Blick missed an opportunity to discuss the effects of Diaspora voting – the term, coined by esctoday.com last year, refers to the idea that voters who have immigrated away still cast their votes for their homeland (though they would not be allowed to vote for their own nation if they still lived at home). Blick frequently writes about "waves" of Germans supposedly "storming" across the Swiss borders after recent changes to immigration laws, but the paper did not cover Switzerland's 10-point award to Germany as a "German Diaspora" vote organized by German citizens living in Switzerland (Germans recently displaced Italians to become the largest group of foreigners living abroad in Switzerland). However more true to form, and in keeping with Blick's tabloid-format, searchers on the paper's website will be rewarded with (tasteful) nude pics of Biellmann.

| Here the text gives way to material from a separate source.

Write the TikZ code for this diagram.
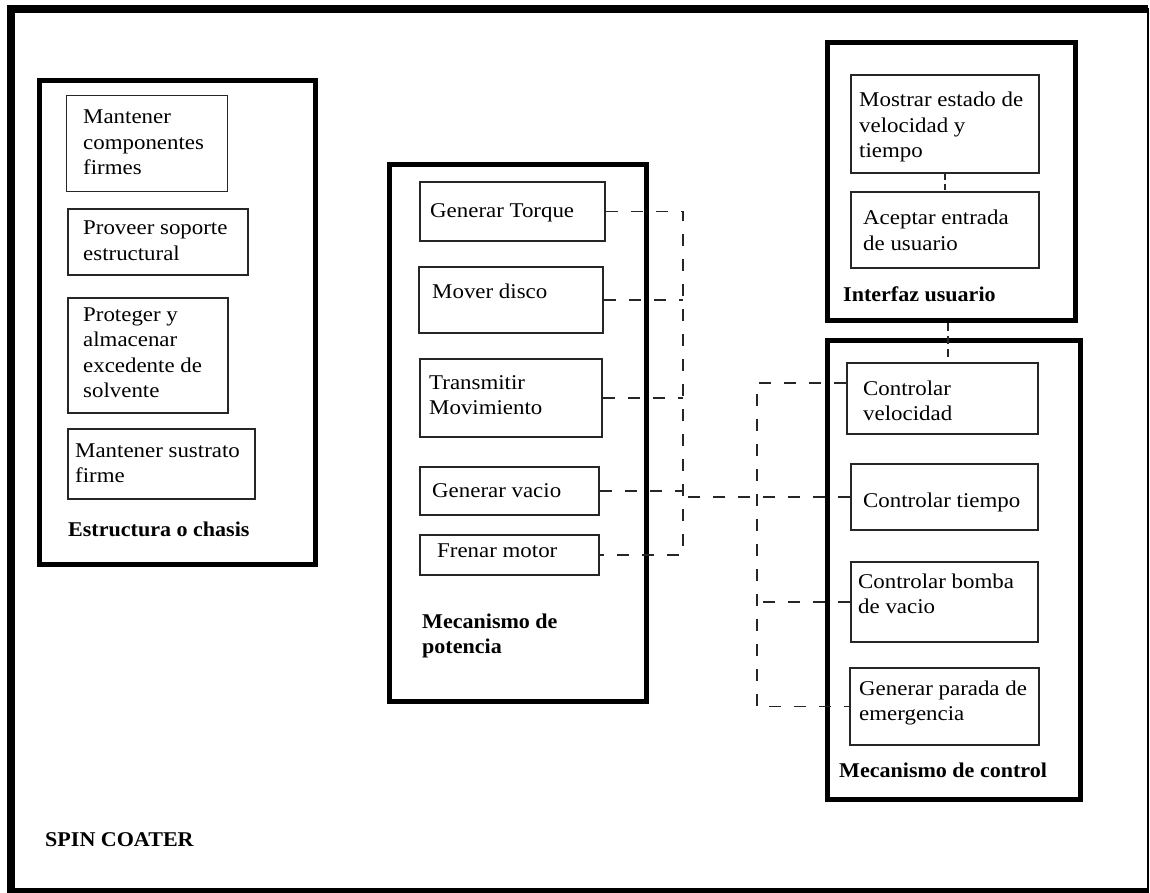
\documentclass[tikz,border=0pt]{standalone}
\usepackage{fontspec}
\setmainfont{Liberation Serif}[FakeStretch=1.09, BoldFeatures={FakeStretch=1.05}]
\begin{document}
\begin{tikzpicture}[x=1pt,y=-1pt,
  every node/.style={font=\fontsize{21}{25.5}\selectfont},
  sbox/.style={draw=black!85, line width=1.5pt, inner sep=0pt, rectangle},
  bbox/.style={draw=black, line width=5pt, inner sep=0pt, rectangle},
  txt/.style={anchor=base west, align=left, inner sep=0pt},
  ttl/.style={anchor=base west, align=left, inner sep=0pt, font=\fontsize{21}{25.5}\selectfont\bfseries},
  dline/.style={draw=black!85, line width=1.5pt, dash pattern=on 12pt off 13pt}]
\useasboundingbox (0,0) rectangle (1150,893);
% outer frame
\draw[line width=2pt] (11,9) rectangle (1147.5,890);
\draw[line width=8pt, line join=miter] (11,892) -- (11,9) -- (1148,9);
\draw[line width=5pt] (7,890) -- (1148.5,890);
\node[ttl] (spin) at (45,846) {SPIN COATER};

% Estructura o chasis (multi-line text nodes are placed at the baseline of their last line)
\node[bbox, minimum width=276, minimum height=484] (E) at (177.5,322.5) {};
\node[sbox, minimum width=161, minimum height=96] (E1) at (147.2,143.7) {};
\node[sbox, minimum width=180, minimum height=66] (E2) at (158,242) {};
\node[sbox, minimum width=160, minimum height=115] (E3) at (148,355.5) {};
\node[sbox, minimum width=187, minimum height=70] (E4) at (161.5,464) {};
\node[txt] (E1t) at (83,175) {Mantener\\componentes\\firmes};
\node[txt] (E2t) at (83,260.5) {Proveer soporte\\estructural};
\node[txt] (E3t) at (83,397.5) {Proteger y\\almacenar\\excedente de\\solvente};
\node[txt] (E4t) at (75,482.5) {Mantener sustrato\\firme};
\node[ttl] (Et) at (68,536) {Estructura o chasis};

% Mecanismo de potencia
\node[bbox, minimum width=257.5, minimum height=536] (P) at (517.75,433) {};
\node[sbox, minimum width=185, minimum height=59] (P1) at (512.5,211.5) {};
\node[sbox, minimum width=184, minimum height=66] (P2) at (511,300) {};
\node[sbox, minimum width=182, minimum height=78] (P3) at (511,398) {};
\node[sbox, minimum width=179, minimum height=48] (P4) at (509.5,491) {};
\node[sbox, minimum width=179, minimum height=40] (P5) at (509.5,555) {};
\node[txt] (P1t) at (430,218) {Generar Torque};
\node[txt] (P2t) at (432,298) {Mover disco};
\node[txt] (P3t) at (429,414.5) {Transmitir\\Movimiento};
\node[txt] (P4t) at (432,497) {Generar vacio};
\node[txt] (P5t) at (437,557) {Frenar motor};
\node[ttl] (Pt) at (422,653.5) {Mecanismo de\\potencia};

% Interfaz usuario
\node[bbox, minimum width=248, minimum height=277.5] (IU) at (951.5,181.75) {};
\node[sbox, minimum width=188, minimum height=98] (I1) at (945,124) {};
\node[sbox, minimum width=188, minimum height=76] (I2) at (945,230) {};
\node[txt] (I1t) at (859,158) {Mostrar estado de\\velocidad y\\tiempo};
\node[txt] (I2t) at (863,250.5) {Aceptar entrada\\de usuario};
\node[ttl] (IUt) at (843,301) {Interfaz usuario};

% Mecanismo de control
\node[bbox, minimum width=253, minimum height=459] (MC) at (954,570) {};
\node[sbox, minimum width=191, minimum height=71] (C1) at (942.5,398.5) {};
\node[sbox, minimum width=187, minimum height=66] (C2) at (944.5,497) {};
\node[sbox, minimum width=187, minimum height=80] (C3) at (944.5,602) {};
\node[sbox, minimum width=189, minimum height=77] (C4) at (944.5,706.5) {};
\node[txt] (C1t) at (863,420.5) {Controlar\\velocidad};
\node[txt] (C2t) at (863,507) {Controlar tiempo};
\node[txt] (C3t) at (858,613.5) {Controlar bomba\\de vacio};
\node[txt] (C4t) at (859,720.5) {Generar parada de\\emergencia};
\node[ttl] (MCt) at (839,777) {Mecanismo de control};

% connectors
\coordinate (b1) at (683,0);
\coordinate (b2) at (757,0);
\draw[dline] (P1.east) -- (P1.east -| b1) -- (P5.east -| b1) -- (P5.east);
\draw[dline] (P2.east) -- (P2.east -| b1);
\draw[dline] (P3.east) -- (P3.east -| b1);
\draw[dline] (P4.east) -- (P4.east -| b1);
\draw[dline] (C2.west) -- (C2.west -| b1);
\draw[dline] ([yshift=15.5pt]C1.west) -- ([yshift=15.5pt]C1.west -| b2) -- (C4.west -| b2) -- (C4.west);
\draw[dline] (C3.west) -- (C3.west -| b2);
\draw[dline, dash pattern=on 6pt off 4pt] (I1.south) -- (I2.north);
\draw[dline, dash pattern=on 8pt off 5pt] ([xshift=3pt]IU.south -| I1.south) -- ([xshift=3pt]C1.north -| I1.south);
\end{tikzpicture}
\end{document}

Alternately the unreciprocated 10-point award from Switzerland to Germany could be an example of the more official explanation for neighbourly voting. As esctoday.com reader Kathrin Schmidt wrote in this site's reactions section yesterday, "The Swiss (and Austrians) are watching German TV channels and are influenced by this," but she explains the situation is not the same in reverse. (Kathrin also mentioned the potential effects of German Diaspora voting in Switzerland and Austria.)

As far as the voting (and neighbourly voiting) is concerned SF's Marco Meroni told esctoday.com that the situation is difficult to analyse. "Compared with the other performances, Denise's and Sven's wasn't bad at all. But we can't complain that we didn't get any points from our neighbours if we criticize other countries that do."

Finally, blogger Gerry Reinhard who writes the sometimes inflammatory "Adventures of a Radio Moderator" blog, wrote "Entweder lassen wir das Ganze endlich ganz sein wie Frankreich und Italien oder wir lachen es weg, wie es die coolen Engländer tun."

That might be best translated: "Either we should let the whole thing go – like the French and the Italians, or we should laugh it all away – like the cool Brits do."